AIM
Print only the lines from the top of the data through the line with "from matplotlib.lines import Line2D", both included, skipping every picture.
==*==
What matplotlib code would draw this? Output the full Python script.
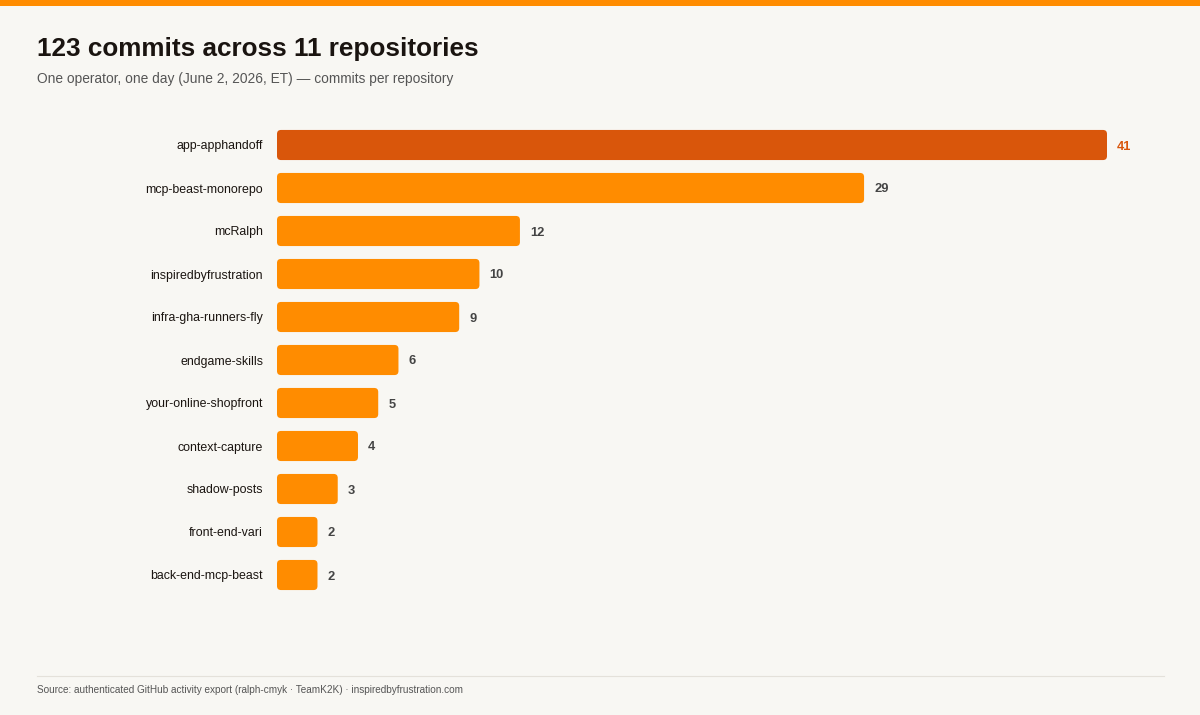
"""
Commits per repository for one day — horizontal bar chart.
"""

import matplotlib.pyplot as plt
from matplotlib.patches import FancyBboxPatch, Rectangle
from matplotlib.lines import Line2D

# ── Data ──────────────────────────────────────────────────────────────────────
REPOS = [
    "app-apphandoff",
    "mcp-beast-monorepo",
    "mcRalph",
    "inspiredbyfrustration",
    "infra-gha-runners-fly",
    "endgame-skills",
    "your-online-shopfront",
    "context-capture",
    "shadow-posts",
    "front-end-vari",
    "back-end-mcp-beast",
]
COMMITS = [41, 29, 12, 10, 9, 6, 5, 4, 3, 2, 2]

TITLE = "123 commits across 11 repositories"
SUBTITLE = "One operator, one day (June 2, 2026, ET) \u2014 commits per repository"
SOURCE = ("Source: authenticated GitHub activity export (ralph-cmyk \u00b7 TeamK2K) "
          "\u00b7 inspiredbyfrustration.com")

# ── Style ─────────────────────────────────────────────────────────────────────
BG = "#f8f7f3"
ORANGE = "#ff8c00"
DARK_ORANGE = "#d9560b"
TEXT = "#1a1410"
MUTED = "#555555"
plt.rcParams["font.family"] = ["Liberation Sans", "DejaVu Sans"]

W, H = 1200, 715
fig = plt.figure(figsize=(W / 100, H / 100), dpi=100, facecolor=BG)

# top accent band
fig.add_artist(Rectangle((0, 1 - 6 / H), 1, 6 / H, transform=fig.transFigure,
                         facecolor=ORANGE, edgecolor="none"))

fig.text(37 / W, 1 - 56 / H, TITLE, fontsize=18.8, fontweight="bold",
         color=TEXT, va="baseline")
fig.text(37 / W, 1 - 83 / H, SUBTITLE, fontsize=9.9, color=MUTED, va="baseline")

# ── Bars ──────────────────────────────────────────────────────────────────────
ax_left, ax_right = 277, 1164
ax_top, ax_bot = 123.5, 596.5
ax = fig.add_axes([ax_left / W, 1 - ax_bot / H,
                   (ax_right - ax_left) / W, (ax_bot - ax_top) / H])
ax.set_facecolor(BG)
px_per_unit = (1107 - 277) / 41
ax.set_xlim(0, (ax_right - ax_left) / px_per_unit)
ax.set_ylim(len(REPOS) - 0.5, -0.5)

bar_h = 0.7
rx = 4 / px_per_unit
ry = 4 / 43
for i, (name, val) in enumerate(zip(REPOS, COMMITS)):
    color = DARK_ORANGE if i == 0 else ORANGE
    patch = FancyBboxPatch((0, i - bar_h / 2), val, bar_h,
                           boxstyle=f"round,pad=0,rounding_size={rx}",
                           mutation_aspect=ry / rx,
                           facecolor=color, edgecolor="none")
    ax.add_patch(patch)
    ax.text(val + 10 / px_per_unit, i, str(val), va="center_baseline", ha="left",
            fontsize=9.3, fontweight="bold",
            color=DARK_ORANGE if i == 0 else "#444444")

ax.set_yticks(range(len(REPOS)))
ax.set_yticklabels(REPOS, fontsize=8.9, color=TEXT, va="center_baseline")
ax.tick_params(axis="y", length=0, pad=10)
ax.set_xticks([])
for s in ax.spines.values():
    s.set_visible(False)

# ── Footer ────────────────────────────────────────────────────────────────────
fig.add_artist(Line2D([37 / W, 1164 / W], [1 - 676 / H] * 2,
                      transform=fig.transFigure, color="#e4e1da", lw=0.8))
fig.text(37 / W, 1 - 690 / H, SOURCE, fontsize=7.2, color=MUTED, va="center")

fig.savefig("out.png", dpi=100, facecolor=BG)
==*==
EXERCISE RESPONSE
What matplotlib code would draw this? Output the full Python script.
"""
Commits per repository for one day — horizontal bar chart.
"""

import matplotlib.pyplot as plt
from matplotlib.patches import FancyBboxPatch, Rectangle
from matplotlib.lines import Line2D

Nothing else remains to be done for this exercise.